§ Dataset entries:
——

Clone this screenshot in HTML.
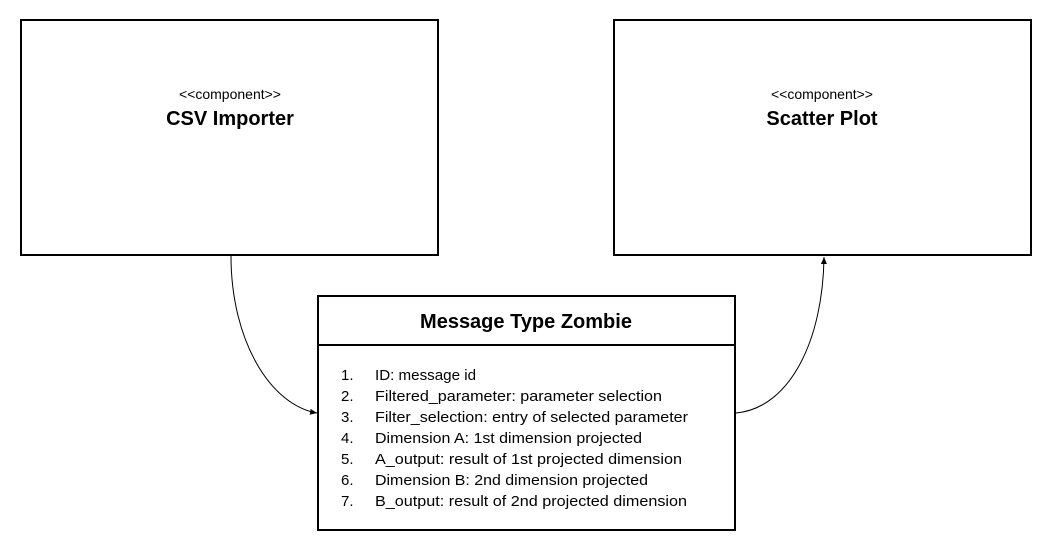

——

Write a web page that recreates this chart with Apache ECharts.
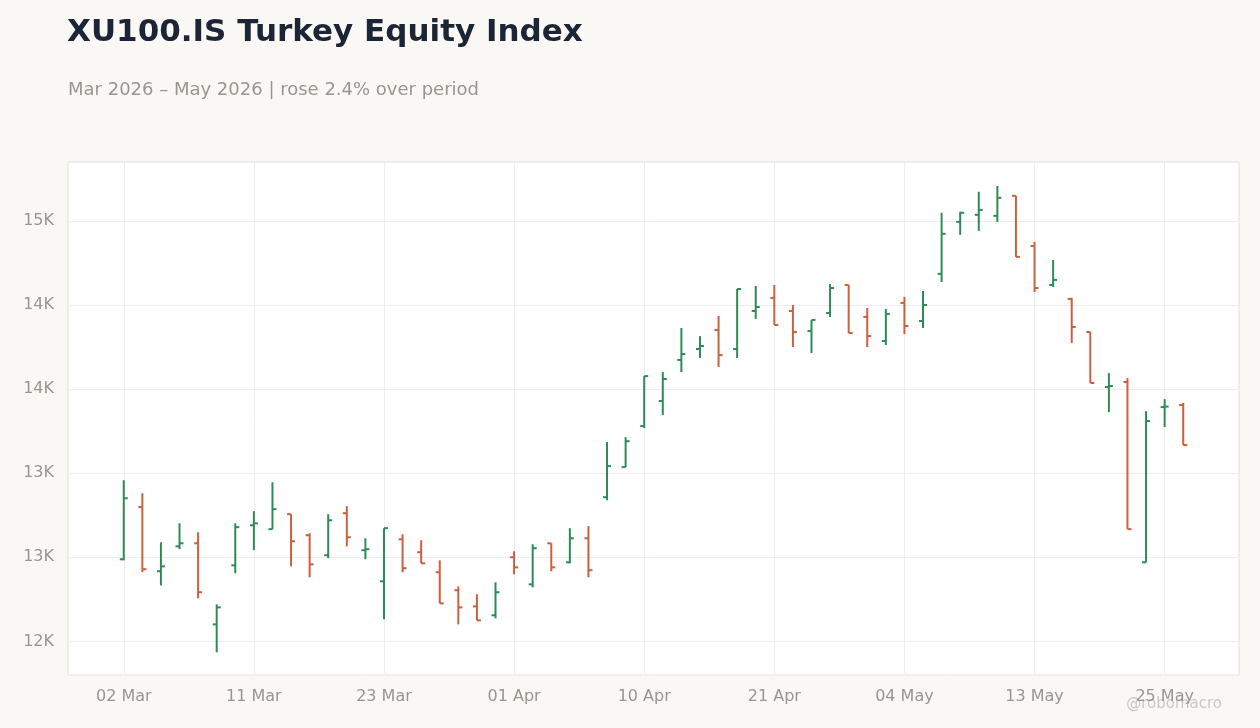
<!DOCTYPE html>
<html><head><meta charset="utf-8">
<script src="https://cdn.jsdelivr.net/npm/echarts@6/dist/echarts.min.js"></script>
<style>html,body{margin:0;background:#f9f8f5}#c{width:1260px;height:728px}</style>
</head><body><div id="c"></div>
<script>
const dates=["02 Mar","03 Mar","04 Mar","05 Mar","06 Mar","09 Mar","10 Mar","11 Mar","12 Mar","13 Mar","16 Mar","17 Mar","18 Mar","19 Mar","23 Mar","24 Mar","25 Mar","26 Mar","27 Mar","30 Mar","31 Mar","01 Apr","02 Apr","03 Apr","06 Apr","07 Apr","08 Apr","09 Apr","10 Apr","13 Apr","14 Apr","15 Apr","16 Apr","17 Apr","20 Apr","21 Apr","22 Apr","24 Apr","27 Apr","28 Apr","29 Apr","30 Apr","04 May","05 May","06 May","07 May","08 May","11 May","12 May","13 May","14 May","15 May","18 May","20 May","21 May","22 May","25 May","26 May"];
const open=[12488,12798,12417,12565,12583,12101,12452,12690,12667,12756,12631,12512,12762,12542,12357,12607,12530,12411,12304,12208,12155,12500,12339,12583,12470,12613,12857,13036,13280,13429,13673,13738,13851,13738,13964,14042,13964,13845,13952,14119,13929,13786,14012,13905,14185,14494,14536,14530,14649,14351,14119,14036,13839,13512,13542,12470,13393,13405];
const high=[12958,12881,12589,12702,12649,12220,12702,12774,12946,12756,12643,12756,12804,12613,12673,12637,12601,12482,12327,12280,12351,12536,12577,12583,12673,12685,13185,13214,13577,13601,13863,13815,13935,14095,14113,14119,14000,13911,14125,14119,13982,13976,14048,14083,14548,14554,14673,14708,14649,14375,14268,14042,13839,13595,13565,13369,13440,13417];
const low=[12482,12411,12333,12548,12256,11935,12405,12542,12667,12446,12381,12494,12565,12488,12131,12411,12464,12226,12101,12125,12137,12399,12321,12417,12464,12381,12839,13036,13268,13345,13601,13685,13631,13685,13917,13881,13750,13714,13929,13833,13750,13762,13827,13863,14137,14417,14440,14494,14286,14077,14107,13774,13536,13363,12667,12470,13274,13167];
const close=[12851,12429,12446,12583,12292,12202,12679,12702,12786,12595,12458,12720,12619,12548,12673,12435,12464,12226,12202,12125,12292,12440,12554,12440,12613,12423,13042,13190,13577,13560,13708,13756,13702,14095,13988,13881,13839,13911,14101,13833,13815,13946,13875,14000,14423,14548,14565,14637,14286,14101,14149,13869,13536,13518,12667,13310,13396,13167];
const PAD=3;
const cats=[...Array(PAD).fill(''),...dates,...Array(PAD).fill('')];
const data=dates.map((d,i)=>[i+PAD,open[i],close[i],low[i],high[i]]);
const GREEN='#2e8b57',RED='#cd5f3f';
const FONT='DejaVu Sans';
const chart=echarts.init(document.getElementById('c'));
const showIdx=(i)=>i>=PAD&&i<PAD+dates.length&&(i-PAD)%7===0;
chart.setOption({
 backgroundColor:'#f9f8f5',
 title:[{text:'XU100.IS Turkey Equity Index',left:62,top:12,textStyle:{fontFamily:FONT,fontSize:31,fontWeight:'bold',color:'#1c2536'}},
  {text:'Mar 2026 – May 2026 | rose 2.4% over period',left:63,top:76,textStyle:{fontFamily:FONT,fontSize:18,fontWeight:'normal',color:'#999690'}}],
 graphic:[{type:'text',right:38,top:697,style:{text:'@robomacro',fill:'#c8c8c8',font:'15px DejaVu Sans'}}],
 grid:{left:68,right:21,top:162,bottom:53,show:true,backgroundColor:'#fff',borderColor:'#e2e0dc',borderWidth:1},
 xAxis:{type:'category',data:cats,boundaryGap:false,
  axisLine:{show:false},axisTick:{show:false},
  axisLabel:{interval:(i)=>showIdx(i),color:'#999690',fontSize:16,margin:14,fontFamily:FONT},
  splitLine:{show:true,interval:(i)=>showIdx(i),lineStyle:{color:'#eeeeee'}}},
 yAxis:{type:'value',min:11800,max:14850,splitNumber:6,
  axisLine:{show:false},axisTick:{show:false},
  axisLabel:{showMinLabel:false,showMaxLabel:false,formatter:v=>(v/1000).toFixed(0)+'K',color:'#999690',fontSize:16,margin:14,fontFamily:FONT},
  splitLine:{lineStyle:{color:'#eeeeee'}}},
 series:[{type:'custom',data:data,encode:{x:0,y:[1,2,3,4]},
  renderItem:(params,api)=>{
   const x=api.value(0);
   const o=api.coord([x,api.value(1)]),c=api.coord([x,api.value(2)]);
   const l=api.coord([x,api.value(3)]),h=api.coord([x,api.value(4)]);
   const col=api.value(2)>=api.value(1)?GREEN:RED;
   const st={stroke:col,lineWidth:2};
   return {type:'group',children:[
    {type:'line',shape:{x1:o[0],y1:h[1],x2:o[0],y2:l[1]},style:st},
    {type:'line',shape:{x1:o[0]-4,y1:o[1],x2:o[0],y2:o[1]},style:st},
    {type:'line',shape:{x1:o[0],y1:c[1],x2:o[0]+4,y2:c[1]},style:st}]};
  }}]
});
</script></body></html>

——

Count every line of the records that holds the string "this". Write only the total.

2